Sunday, June 11, 2023

Decades of Christian Deconstruction: Understanding "JC Died for Your Sins"


If you grow up Christian and the religion is not a match for you, there is a good chance that you will spend decades of your life unmaking that which was constructed in you - so fibrous and complex are the thought clusters that make up the religion and so malleable was your mind when it encountered the faith. Indeed, as part of my lifelong project of Christian deconstruction, I've spent all of my cooking/cleaning/doing dishes & exercising time over the last several months listening to scholars of early Christianity and of the Hebrew Bible (the "Old Testament") as they critically analyze the formation of the religion and its founding texts. The work that is being done by scholars (both in the academy and without) in this field in recent decades is impressive and inspiring, as they take a multidisciplinary approach to the study of Christianity - relying not on theology but on the fields of history, archaeology, philosophy, philology and literary criticism to understand the religion.

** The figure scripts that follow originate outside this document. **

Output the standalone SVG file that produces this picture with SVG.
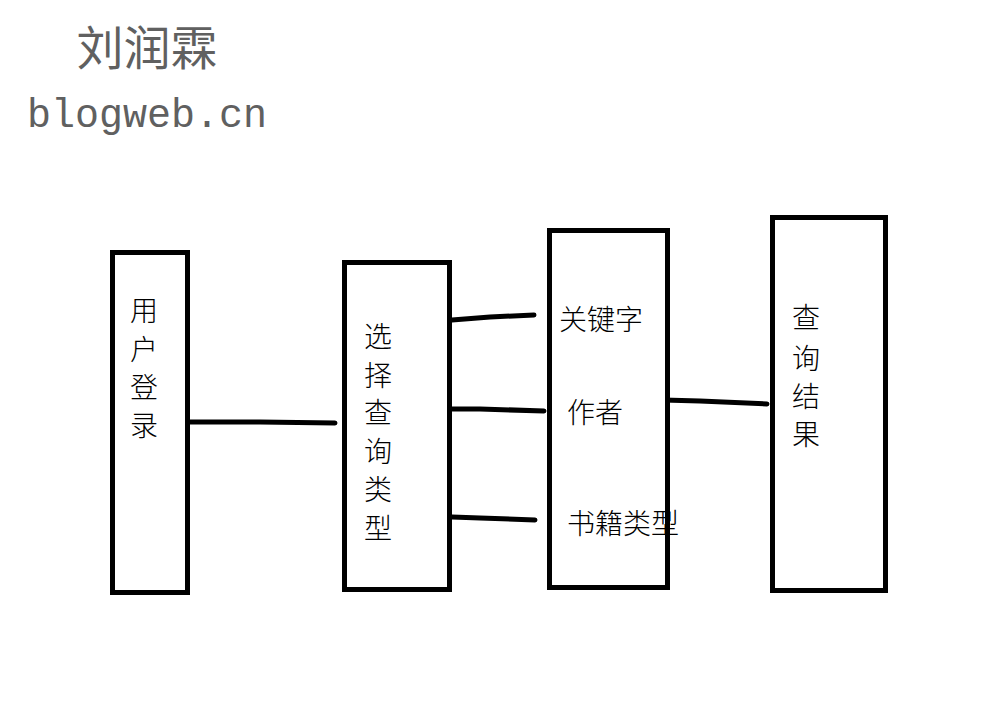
<svg xmlns="http://www.w3.org/2000/svg" width="1000" height="723" viewBox="0 0 1000 723">
<style>
.box{fill:#fff;stroke:#000;stroke-width:5}
.ln{fill:none;stroke:#000;stroke-width:5;stroke-linecap:round}
.t{font-family:"Noto Sans CJK SC","Noto Sans CJK JP",sans-serif;font-weight:300;font-size:28px;fill:#000;text-anchor:middle;dominant-baseline:central}
.h{font-family:"Noto Sans CJK SC",sans-serif;fill:#606060}
</style>
<rect width="1000" height="723" fill="#fff"/>
<g id="header">
<text class="h" x="147" y="44" font-size="47" text-anchor="middle" dominant-baseline="central">刘润霖</text>
<text x="27" y="127" font-family="Liberation Mono, monospace" font-size="40" fill="#606060">blogweb.cn</text>
</g>
<g id="connectors">
<polyline class="ln" points="190,422 260,422 335,423"/>
<polyline class="ln" points="452,320 490,317 534,315"/>
<polyline class="ln" points="452,409 480,409 544,411"/>
<polyline class="ln" points="452,517 480,518 535,520"/>
<polyline class="ln" points="663,400 700,401 767,404"/>
</g>
<g id="login">
<rect class="box" x="112.5" y="252.5" width="75" height="340"/>
<text class="t" x="144" y="309">用</text>
<text class="t" x="144" y="348">户</text>
<text class="t" x="144" y="386">登</text>
<text class="t" x="144" y="424">录</text>
</g>
<g id="select">
<rect class="box" x="344.5" y="262.5" width="105" height="327"/>
<text class="t" x="378" y="335">选</text>
<text class="t" x="378" y="374">择</text>
<text class="t" x="378" y="411">查</text>
<text class="t" x="378" y="450">询</text>
<text class="t" x="378" y="488">类</text>
<text class="t" x="378" y="527">型</text>
</g>
<g id="types">
<rect class="box" x="549.5" y="230.5" width="118" height="357"/>
<text class="t" x="601" y="318" font-size="30">关键字</text>
<text class="t" x="595" y="411" font-size="30">作者</text>
<text class="t" x="623" y="522" font-size="30">书籍类型</text>
</g>
<g id="result">
<rect class="box" x="772.5" y="217.5" width="113" height="373"/>
<text class="t" x="806" y="316">查</text>
<text class="t" x="806" y="357">询</text>
<text class="t" x="806" y="395">结</text>
<text class="t" x="806" y="433">果</text>
</g>
</svg>
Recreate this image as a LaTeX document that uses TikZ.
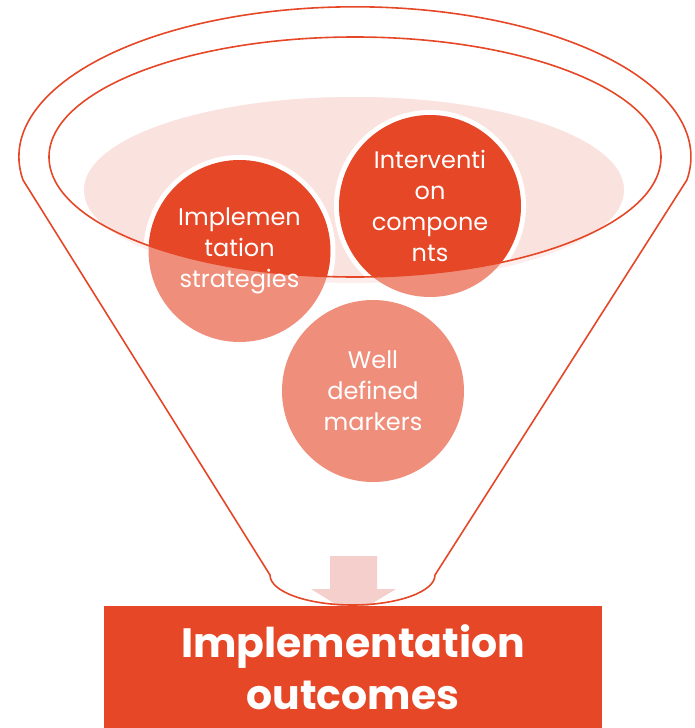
\documentclass[tikz,border=0pt]{standalone}
\usepackage{fontspec}
\setmainfont{Poppins}

\definecolor{funnelred}{HTML}{E54727}
\definecolor{bubblelight}{HTML}{EF8E7A}
\definecolor{rimpink}{HTML}{FAE2DF}
\definecolor{rimpale}{HTML}{FCEEEC}
\definecolor{arrowpink}{HTML}{F4CFCB}

\tikzset{
  funnel line/.style={draw=funnelred, line width=1.6pt},
  bubble text/.style={align=center, text=white, inner sep=0pt,
    font=\fontsize{24}{31}\selectfont},
  outcome box/.style={rectangle, fill=funnelred, text=white, align=center,
    minimum width=498pt, minimum height=122pt, inner sep=0pt,
    font=\bfseries\fontsize{41}{52}\selectfont},
}

\begin{document}
\begin{tikzpicture}[x=1pt, y=1pt]

  \useasboundingbox (0,0) rectangle (694,-728);

  % bubble centres
  \coordinate (strat) at (239.5,-251);
  \coordinate (comp) at (430,-206);
  \coordinate (mark) at (373,-391);

  % pale disc of the funnel mouth
  \fill[rimpale] (354,-190) ellipse [x radius=270, y radius=93];

  % bubbles, light part
  \foreach \b in {strat, comp, mark}
    \fill[bubblelight] (\b) circle [radius=91];

  % everything inside the mouth is darker
  \begin{scope}
    \clip (355,-157) ellipse [x radius=306, y radius=120];
    \fill[rimpink] (354,-190) ellipse [x radius=270, y radius=93];
    \foreach \b in {strat, comp} {
      \draw[white, line width=5pt] (\b) circle [radius=93.5];
      \fill[funnelred] (\b) circle [radius=91];
    }
  \end{scope}

  % down arrow
  \fill[arrowpink] (330,-556) -- (377,-556) -- (377,-589) -- (396,-589)
    -- (353,-615) -- (311,-589) -- (330,-589) -- cycle;

  % funnel outline
  \draw[funnel line] (270,-575) -- (23,-180)
    arc [start angle=188.9, end angle=-8.9, x radius=336, y radius=150]
    -- (435,-575)
    arc [start angle=0, end angle=-180, x radius=82.5, y radius=30]
    -- cycle;
  \draw[funnel line] (355,-157) ellipse [x radius=306, y radius=120];

  % bubble labels
  \node[bubble text] (stratlabel) at (strat) {Implemen\\tation\\strategies};
  \node[bubble text] (complabel) at (comp) {Interventi\\on\\compone\\nts};
  \node[bubble text] (marklabel) at (mark) {Well\\defined\\markers};

  % outcome box
  \node[outcome box] (outcome) at (353,-667) {Implementation\\outcomes};

\end{tikzpicture}
\end{document}
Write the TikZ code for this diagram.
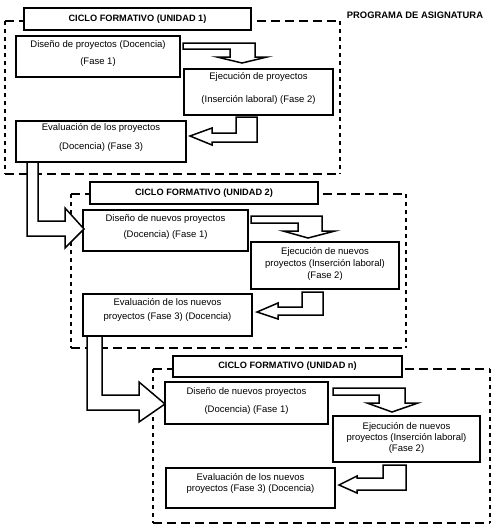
\documentclass[tikz,border=0pt]{standalone}
\usepackage{fontspec}
\setmainfont{Liberation Sans}
\begin{document}
\begin{tikzpicture}[x=1pt,y=-1pt,
  every node/.style={inner sep=0pt,outer sep=0pt},
  boxnode/.style={draw,line width=1.6pt,fill=white,rectangle},
  framenode/.style={rectangle},
  hdash/.style={line width=1.4pt,dash pattern=on 9pt off 5pt},
  vdash/.style={line width=1.4pt,dash pattern=on 4pt off 4pt},
  titlebox/.style={draw,line width=1.6pt,fill=white,rectangle,font=\fontsize{9.2}{11}\selectfont\bfseries},
  txt/.style={align=center,font=\fontsize{9.5}{11.4}\selectfont},
  blockarrow/.style={draw,line width=1.5pt,fill=white,line join=miter}]
\useasboundingbox (0,0) rectangle (496,528);
\fill[white] (0,0) rectangle (496,528);
% dashed frames
\node[framenode,minimum width=335pt,minimum height=153pt] (f1) at (172.5,97.5) {};
\node[framenode,minimum width=335pt,minimum height=154pt] (f2) at (238.5,271) {};
\node[framenode,minimum width=337pt,minimum height=154pt] (f3) at (321.5,446) {};
\foreach \f in {f1,f2,f3}{
  \draw[hdash] (\f.north west) -- (\f.north east);
  \draw[hdash] (\f.south west) -- (\f.south east);
  \draw[vdash] (\f.north west) -- (\f.south west);
  \draw[vdash] (\f.north east) -- (\f.south east);
}
% titles
\node[titlebox,minimum width=227pt,minimum height=22pt] (t1) at (137.5,19) {CICLO FORMATIVO (UNIDAD 1)};
\node[titlebox,minimum width=228pt,minimum height=22pt] (t2) at (204,193) {CICLO FORMATIVO (UNIDAD 2)};
\node[titlebox,minimum width=229pt,minimum height=21pt] (t3) at (287.5,366.5) {CICLO FORMATIVO (UNIDAD n)};
\node[font=\fontsize{9.4}{11}\selectfont\bfseries] (prog) at (415,15) {PROGRAMA DE ASIGNATURA};
% section 1 boxes
\node[boxnode,minimum width=164pt,minimum height=41pt] (a1) at (98,56.5) {};
\node[boxnode,minimum width=149pt,minimum height=46pt] (b1) at (258.5,92) {};
\node[boxnode,minimum width=170pt,minimum height=41pt] (c1) at (101,141.5) {};
\node[txt] (a1t) at (98,53.5) {Diseño de proyectos (Docencia)\\[5.6pt](Fase 1)};
\node[txt] (b1t) at (258.5,88.5) {Ejecución de proyectos\\[11.6pt](Inserción laboral) (Fase 2)};
\node[txt] (c1t) at (101,137.5) {Evaluación de los proyectos\\[7.6pt](Docencia) (Fase 3)};
% section 2 boxes
\node[boxnode,minimum width=165pt,minimum height=41pt] (a2) at (165.5,230.5) {};
\node[boxnode,minimum width=148pt,minimum height=47pt] (b2) at (325,265.5) {};
\node[boxnode,minimum width=169pt,minimum height=42pt] (c2) at (167.5,315) {};
\node[txt] (a2t) at (165.5,227) {Diseño de nuevos proyectos\\[4.6pt](Docencia) (Fase 1)};
\node[txt] (b2t) at (325,264) {Ejecución de nuevos\\[0.6pt]proyectos (Inserción laboral)\\[0.6pt](Fase 2)};
\node[txt] (c2t) at (167.5,310) {Evaluación de los nuevos\\[2.6pt]proyectos (Fase 3) (Docencia)};
% section 3 boxes
\node[boxnode,minimum width=163pt,minimum height=42pt] (a3) at (246.5,403) {};
\node[boxnode,minimum width=147pt,minimum height=46pt] (b3) at (406.5,439) {};
\node[boxnode,minimum width=169pt,minimum height=40pt] (c3) at (250.5,488) {};
\node[txt] (a3t) at (246.5,401) {Diseño de nuevos proyectos\\[6.6pt](Docencia) (Fase 1)};
\node[txt] (b3t) at (406.5,438) {Ejecución de nuevos\\[-0.4pt]proyectos (Inserción laboral)\\[-0.4pt](Fase 2)};
\node[txt] (c3t) at (250.5,483.5) {Evaluación de los nuevos\\[-1pt]proyectos (Fase 3) (Docencia)};
% block arrows
\draw[blockarrow] ([xshift=3pt,yshift=-7pt]a1.north east) -- ++(72,0) -- ++(0,14) -- ++(12,0) -- ++(-25,6) -- ++(-25,-6) -- ++(13,0) -- ++(0,-8) -- ++(-47,0) -- cycle;
\draw[blockarrow] ([xshift=-22.5pt,yshift=-2pt]b1.south) -- ++(21,0) -- ++(0,25) -- ++(-45,0) -- ++(0,3) -- ++(-22,-9) -- ++(22,-8) -- ++(0,5) -- ++(24,0) -- cycle;
\draw[blockarrow] ([xshift=11pt]c1.south west) -- ++(11,0) -- ++(0,59) -- ++(27,0) -- ++(0,-13) -- ++(19,21) -- ++(-19,19) -- ++(0,-12) -- ++(-38,0) -- cycle;
\draw[blockarrow] ([xshift=3pt,yshift=-6pt]a2.north east) -- ++(71,0) -- ++(0,15) -- ++(13,0) -- ++(-27,7) -- ++(-25,-7) -- ++(15,0) -- ++(0,-8) -- ++(-47,0) -- cycle;
\draw[blockarrow] ([xshift=-23pt,yshift=-3pt]b2.south) -- ++(21,0) -- ++(0,23) -- ++(-45,0) -- ++(0,4) -- ++(-21,-7) -- ++(21,-9) -- ++(0,4) -- ++(24,0) -- cycle;
\draw[blockarrow] ([xshift=4pt]c2.south west) -- ++(15,0) -- ++(0,59) -- ++(37,0) -- ++(0,-13) -- ++(26,22) -- ++(-26,18) -- ++(0,-12) -- ++(-52,0) -- cycle;
\draw[blockarrow] ([xshift=5pt,yshift=-6pt]a3.north east) -- ++(72,0) -- ++(0,15) -- ++(13,0) -- ++(-26,9) -- ++(-25,-9) -- ++(12,0) -- ++(0,-8) -- ++(-46,0) -- cycle;
\draw[blockarrow] ([xshift=-23.5pt,yshift=-3pt]b3.south) -- ++(23,0) -- ++(0,25) -- ++(-49,0) -- ++(0,3) -- ++(-18,-8) -- ++(18,-9) -- ++(0,2) -- ++(26,0) -- cycle;
\end{tikzpicture}
\end{document}
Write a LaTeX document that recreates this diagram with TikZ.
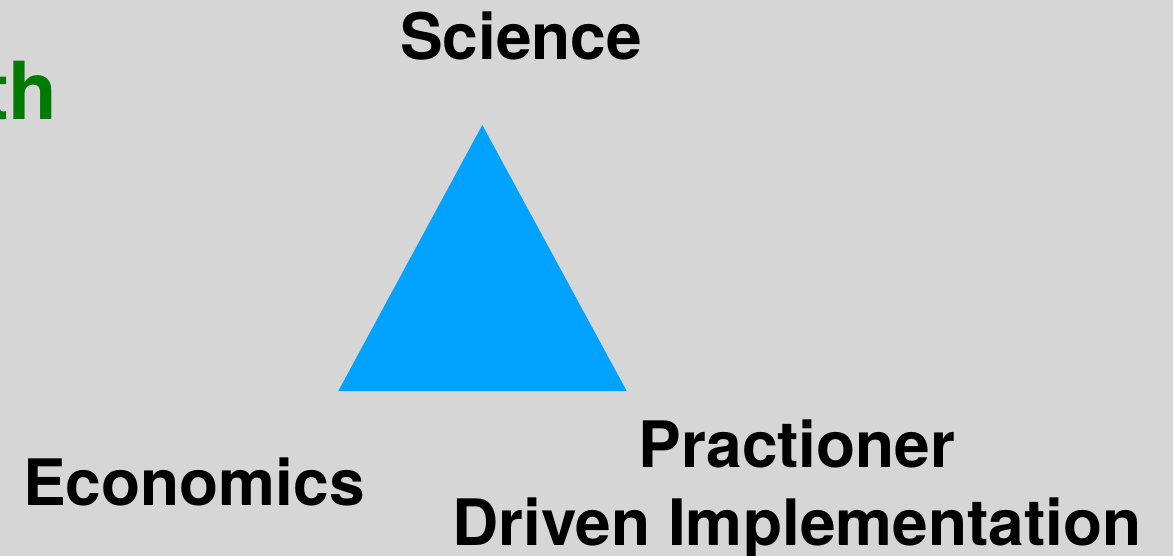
\documentclass[tikz,border=0pt]{standalone}
\usepackage{fontspec}
\setmainfont{TeX Gyre Heros}
\definecolor{bggray}{HTML}{D6D6D6}
\definecolor{triblue}{HTML}{00A2FF}
\definecolor{darkgreen}{HTML}{007A00}
\begin{document}
\begin{tikzpicture}[x=1pt,y=-1pt,
  lbl/.style={inner sep=0pt,anchor=base,font=\bfseries\fontsize{64}{77}\selectfont,text=black}]
\fill[bggray] (0,0) rectangle (1173,556);
\useasboundingbox (0,0) rectangle (1173,556);
\begin{scope}
\clip (0,0) rectangle (1173,556);
\node[lbl,anchor=base east,text=darkgreen,font=\bfseries\fontsize{80}{96}\selectfont] (partial) at (58,120) {th};
\end{scope}
\coordinate (apex) at (482.3,125);
\coordinate (bl) at (338.3,391);
\coordinate (br) at (626.7,391);
\fill[triblue] (apex) -- (bl) -- (br) -- cycle;
\node[lbl] (science) at (521,60) {Science};
\node[lbl] (econ) at (194,505) {Economics};
\node[lbl] (prac1) at (797,467) {Practioner};
\node[lbl] (prac2) at (797,545) {Driven Implementation};
\end{tikzpicture}
\end{document}
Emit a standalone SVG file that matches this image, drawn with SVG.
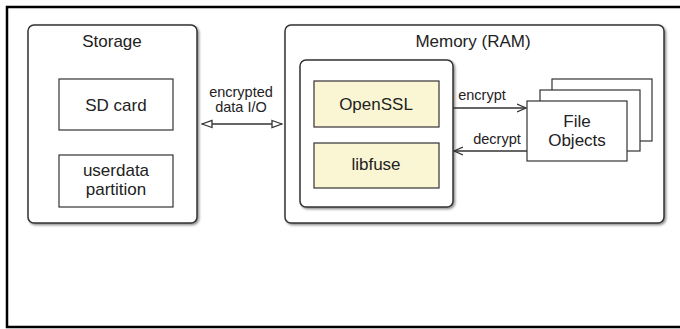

As for many, the central stone forming the foundation of my Christian malaise is that seemingly eternally elusive concept of: "Christ died for your sins." Taken at face value (which is how a child or a desperate person so often takes things), how could you say no to that? It is, as they say, "the ultimate sacrifice." It is only in recent weeks that I have begun to understand the religious tradition out of which that apocryphal sacrifice arose, and it is the understanding of this background that is permitting me a dislodging of that central stone within me.

Blood sacrifice, of animals and sometimes of people, in order to appease a god or to feed a hungry god has been a religious practice of humans in Asia, Europe, Africa and the Americas going back at least 5000 years. It is a complex phenomenon, involving varied roots and motivations. In the Hebrew Bible, as in many sacred traditions, the deity is seen as a temperamental punisher, continuously exasperated with the shitty and sinful behavior of humans, and who ancient Jews felt required regular sacrifice at his central temple. More broadly, whether in the ancient Near East, India, ancient Greece or the Americas, one way to view rituals of blood sacrifice is to see them as a response to trauma. How to explain precarity, deprivation, extreme changes in weather, sieges due to warfare & natural disasters? One explanation is that they are expressions of the wrath of a god who is punishing us for our shitty and sinful behavior. Offering such a god a blood sacrifice is an attempt by humans to gain some agency in a realm within which they otherwise feel helpless.

The Second Temple in Jerusalem is destroyed in a war between the Romans in the Jews in A.D. 70. According to scholarly consensus, this precedes by a few years the writing of the first gospel, that of the anonymous "Mark." Options to animal sacrifice to Yahweh - long a complicated affair and now very difficult practice to pursue, lacking a central temple - were being considered throughout the Jewish faith. Jews of the Jesus movement, likely taking inspiration from both Hebrew Scriptures and from stories of dying and rising gods in neighboring religions, conceived of the idea of the final sacrifice: that of God's son, the sacrifice of both a human and a deity or a human deity. The sacrifice of both a God and a human at the same time is the ultimate sacrifice and one that would obviate any need for further blood sacrifice.

And so, this is where the somewhat puzzling, abstract and yet very coercive phrase, "Christ died for your sins" ultimately comes from. Understanding this background and understanding blood sacrifice as one response to the trauma of being alive as a human on Earth has demystified and defanged somewhat the grip that the iconic phrase has had up on me for lo these many decades. I believe none of it. I believe not in the wrathful Yahweh, nor in any of the stories about a guy named Jesus somehow being his son, getting sentenced to death by the Roman state and enduring this death as some kind of ultimate blood sacrifice obviating the need for any further blood sacrifice. I believe none of it. And yet. And yet, weakened though it may be, the psychological hold the story has on me remains. And that is not a good thing. It is debilitating and causes me, as it does so many, to feel inadequate and permanently stained.